- WHAT IS EXPECTED -
Could you write out the opening lines of the data, word for word, stopping after the line that contains "fixed_location=fixed)"?

- COLLECTED MATERIAL -
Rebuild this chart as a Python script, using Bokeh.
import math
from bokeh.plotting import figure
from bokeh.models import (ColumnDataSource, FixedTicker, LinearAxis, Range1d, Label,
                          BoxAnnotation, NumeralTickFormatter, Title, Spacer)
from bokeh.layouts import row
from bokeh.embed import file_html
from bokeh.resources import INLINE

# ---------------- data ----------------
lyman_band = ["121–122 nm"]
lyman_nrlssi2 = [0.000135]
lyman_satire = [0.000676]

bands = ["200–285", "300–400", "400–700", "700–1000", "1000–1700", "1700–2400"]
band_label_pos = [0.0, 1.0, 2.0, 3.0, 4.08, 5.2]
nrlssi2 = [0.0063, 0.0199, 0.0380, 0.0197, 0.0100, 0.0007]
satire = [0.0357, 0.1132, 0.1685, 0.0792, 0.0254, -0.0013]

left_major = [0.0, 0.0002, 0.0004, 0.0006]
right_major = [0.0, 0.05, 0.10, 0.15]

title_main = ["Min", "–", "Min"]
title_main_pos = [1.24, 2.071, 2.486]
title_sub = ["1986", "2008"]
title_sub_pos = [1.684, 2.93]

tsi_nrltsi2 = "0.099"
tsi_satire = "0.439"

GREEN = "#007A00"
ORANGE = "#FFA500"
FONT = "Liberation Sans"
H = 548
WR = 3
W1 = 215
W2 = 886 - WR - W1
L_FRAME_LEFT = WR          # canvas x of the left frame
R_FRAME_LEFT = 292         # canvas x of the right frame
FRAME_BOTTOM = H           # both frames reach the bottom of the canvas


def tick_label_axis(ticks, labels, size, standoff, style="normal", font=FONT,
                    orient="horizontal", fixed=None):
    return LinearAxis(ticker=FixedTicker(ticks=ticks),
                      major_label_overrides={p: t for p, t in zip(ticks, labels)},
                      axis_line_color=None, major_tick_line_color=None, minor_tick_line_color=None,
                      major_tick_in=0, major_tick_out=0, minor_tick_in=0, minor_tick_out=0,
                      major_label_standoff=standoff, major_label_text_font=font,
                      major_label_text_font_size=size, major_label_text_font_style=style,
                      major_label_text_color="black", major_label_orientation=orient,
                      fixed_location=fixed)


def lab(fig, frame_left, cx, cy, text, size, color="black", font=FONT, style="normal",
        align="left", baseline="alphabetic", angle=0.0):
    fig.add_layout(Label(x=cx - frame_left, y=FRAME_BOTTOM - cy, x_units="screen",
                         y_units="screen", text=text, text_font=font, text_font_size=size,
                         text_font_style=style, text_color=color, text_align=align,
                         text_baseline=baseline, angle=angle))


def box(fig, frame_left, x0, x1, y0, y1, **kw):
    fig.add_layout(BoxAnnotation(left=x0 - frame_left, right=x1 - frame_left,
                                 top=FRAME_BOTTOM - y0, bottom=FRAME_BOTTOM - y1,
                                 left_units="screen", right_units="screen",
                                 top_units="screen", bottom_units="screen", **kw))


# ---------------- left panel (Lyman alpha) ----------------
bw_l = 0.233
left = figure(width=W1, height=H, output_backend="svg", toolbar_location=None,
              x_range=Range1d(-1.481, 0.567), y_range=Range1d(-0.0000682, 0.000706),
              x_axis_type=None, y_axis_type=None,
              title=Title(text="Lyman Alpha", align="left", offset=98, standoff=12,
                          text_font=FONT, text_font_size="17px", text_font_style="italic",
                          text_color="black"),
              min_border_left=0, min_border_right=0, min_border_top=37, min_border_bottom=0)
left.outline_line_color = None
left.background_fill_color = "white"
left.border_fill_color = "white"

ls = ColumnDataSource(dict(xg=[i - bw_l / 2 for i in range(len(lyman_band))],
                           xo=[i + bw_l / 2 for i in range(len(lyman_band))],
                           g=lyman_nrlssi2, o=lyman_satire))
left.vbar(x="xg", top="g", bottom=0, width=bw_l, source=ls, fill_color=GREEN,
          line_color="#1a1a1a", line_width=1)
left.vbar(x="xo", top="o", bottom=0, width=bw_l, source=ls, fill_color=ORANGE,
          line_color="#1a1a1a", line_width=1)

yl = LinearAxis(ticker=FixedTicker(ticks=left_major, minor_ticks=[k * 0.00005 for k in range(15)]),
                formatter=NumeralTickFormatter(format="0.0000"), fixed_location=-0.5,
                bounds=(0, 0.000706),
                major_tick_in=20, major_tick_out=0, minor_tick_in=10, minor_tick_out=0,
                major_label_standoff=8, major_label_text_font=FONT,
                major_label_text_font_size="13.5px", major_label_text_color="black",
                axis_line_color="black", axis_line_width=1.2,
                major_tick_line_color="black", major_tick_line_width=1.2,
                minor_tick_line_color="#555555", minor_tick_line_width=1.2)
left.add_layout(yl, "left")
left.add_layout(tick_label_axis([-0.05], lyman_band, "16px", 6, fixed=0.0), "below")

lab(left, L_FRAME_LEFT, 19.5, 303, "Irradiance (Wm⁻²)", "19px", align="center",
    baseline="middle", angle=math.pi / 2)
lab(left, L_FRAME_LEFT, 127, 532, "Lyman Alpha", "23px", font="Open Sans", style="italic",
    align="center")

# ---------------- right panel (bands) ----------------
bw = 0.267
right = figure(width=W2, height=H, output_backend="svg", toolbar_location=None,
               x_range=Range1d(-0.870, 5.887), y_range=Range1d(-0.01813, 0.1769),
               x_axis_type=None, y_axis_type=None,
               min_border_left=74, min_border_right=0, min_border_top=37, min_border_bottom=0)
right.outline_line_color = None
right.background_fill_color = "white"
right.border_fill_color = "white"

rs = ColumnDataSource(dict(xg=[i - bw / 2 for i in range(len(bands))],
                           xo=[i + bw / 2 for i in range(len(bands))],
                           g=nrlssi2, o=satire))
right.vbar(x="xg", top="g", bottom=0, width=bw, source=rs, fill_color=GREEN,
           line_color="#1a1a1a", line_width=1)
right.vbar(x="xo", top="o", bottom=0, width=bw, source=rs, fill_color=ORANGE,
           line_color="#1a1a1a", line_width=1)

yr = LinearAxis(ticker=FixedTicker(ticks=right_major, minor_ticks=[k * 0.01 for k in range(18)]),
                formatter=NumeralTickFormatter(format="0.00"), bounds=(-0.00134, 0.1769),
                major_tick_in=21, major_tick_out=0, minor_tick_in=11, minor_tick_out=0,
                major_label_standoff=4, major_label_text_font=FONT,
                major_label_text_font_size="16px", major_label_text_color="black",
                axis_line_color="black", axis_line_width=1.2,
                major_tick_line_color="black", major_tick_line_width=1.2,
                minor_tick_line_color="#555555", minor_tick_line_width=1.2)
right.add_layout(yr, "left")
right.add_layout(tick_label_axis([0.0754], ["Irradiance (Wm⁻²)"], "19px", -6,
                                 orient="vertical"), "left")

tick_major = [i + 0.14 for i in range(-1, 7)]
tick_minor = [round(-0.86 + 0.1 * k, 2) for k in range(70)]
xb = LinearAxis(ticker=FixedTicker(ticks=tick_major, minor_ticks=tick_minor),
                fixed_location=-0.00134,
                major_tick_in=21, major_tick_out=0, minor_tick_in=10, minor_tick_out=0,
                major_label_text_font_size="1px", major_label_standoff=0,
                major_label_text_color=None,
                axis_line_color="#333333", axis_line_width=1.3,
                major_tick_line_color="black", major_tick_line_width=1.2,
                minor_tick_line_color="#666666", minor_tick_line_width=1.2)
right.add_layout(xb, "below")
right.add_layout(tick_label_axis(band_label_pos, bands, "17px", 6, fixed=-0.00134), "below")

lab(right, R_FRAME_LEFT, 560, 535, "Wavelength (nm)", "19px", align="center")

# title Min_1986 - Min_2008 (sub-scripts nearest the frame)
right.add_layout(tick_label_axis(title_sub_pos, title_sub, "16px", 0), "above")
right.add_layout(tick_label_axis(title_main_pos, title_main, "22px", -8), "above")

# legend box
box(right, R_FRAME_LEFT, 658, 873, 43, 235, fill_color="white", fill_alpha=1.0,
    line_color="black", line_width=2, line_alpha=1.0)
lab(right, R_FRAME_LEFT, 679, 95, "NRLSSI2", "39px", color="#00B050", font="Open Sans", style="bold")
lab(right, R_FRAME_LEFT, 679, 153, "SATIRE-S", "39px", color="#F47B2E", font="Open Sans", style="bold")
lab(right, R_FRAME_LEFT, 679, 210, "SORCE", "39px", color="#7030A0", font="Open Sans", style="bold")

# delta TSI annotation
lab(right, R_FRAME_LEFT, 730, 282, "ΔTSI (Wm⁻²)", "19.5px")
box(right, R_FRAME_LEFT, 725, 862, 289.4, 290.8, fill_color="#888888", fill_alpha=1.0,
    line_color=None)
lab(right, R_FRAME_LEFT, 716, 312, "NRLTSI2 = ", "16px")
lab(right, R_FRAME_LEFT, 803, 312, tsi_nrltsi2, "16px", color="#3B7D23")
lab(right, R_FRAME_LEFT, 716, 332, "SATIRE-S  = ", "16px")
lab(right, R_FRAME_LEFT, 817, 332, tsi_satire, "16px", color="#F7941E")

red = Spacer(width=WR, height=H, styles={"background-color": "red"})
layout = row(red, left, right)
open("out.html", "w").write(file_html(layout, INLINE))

- CORRECT RESPONSE -
Rebuild this chart as a Python script, using Bokeh.
import math
from bokeh.plotting import figure
from bokeh.models import (ColumnDataSource, FixedTicker, LinearAxis, Range1d, Label,
                          BoxAnnotation, NumeralTickFormatter, Title, Spacer)
from bokeh.layouts import row
from bokeh.embed import file_html
from bokeh.resources import INLINE

# ---------------- data ----------------
lyman_band = ["121–122 nm"]
lyman_nrlssi2 = [0.000135]
lyman_satire = [0.000676]

bands = ["200–285", "300–400", "400–700", "700–1000", "1000–1700", "1700–2400"]
band_label_pos = [0.0, 1.0, 2.0, 3.0, 4.08, 5.2]
nrlssi2 = [0.0063, 0.0199, 0.0380, 0.0197, 0.0100, 0.0007]
satire = [0.0357, 0.1132, 0.1685, 0.0792, 0.0254, -0.0013]

left_major = [0.0, 0.0002, 0.0004, 0.0006]
right_major = [0.0, 0.05, 0.10, 0.15]

title_main = ["Min", "–", "Min"]
title_main_pos = [1.24, 2.071, 2.486]
title_sub = ["1986", "2008"]
title_sub_pos = [1.684, 2.93]

tsi_nrltsi2 = "0.099"
tsi_satire = "0.439"

GREEN = "#007A00"
ORANGE = "#FFA500"
FONT = "Liberation Sans"
H = 548
WR = 3
W1 = 215
W2 = 886 - WR - W1
L_FRAME_LEFT = WR          # canvas x of the left frame
R_FRAME_LEFT = 292         # canvas x of the right frame
FRAME_BOTTOM = H           # both frames reach the bottom of the canvas


def tick_label_axis(ticks, labels, size, standoff, style="normal", font=FONT,
                    orient="horizontal", fixed=None):
    return LinearAxis(ticker=FixedTicker(ticks=ticks),
                      major_label_overrides={p: t for p, t in zip(ticks, labels)},
                      axis_line_color=None, major_tick_line_color=None, minor_tick_line_color=None,
                      major_tick_in=0, major_tick_out=0, minor_tick_in=0, minor_tick_out=0,
                      major_label_standoff=standoff, major_label_text_font=font,
                      major_label_text_font_size=size, major_label_text_font_style=style,
                      major_label_text_color="black", major_label_orientation=orient,
                      fixed_location=fixed)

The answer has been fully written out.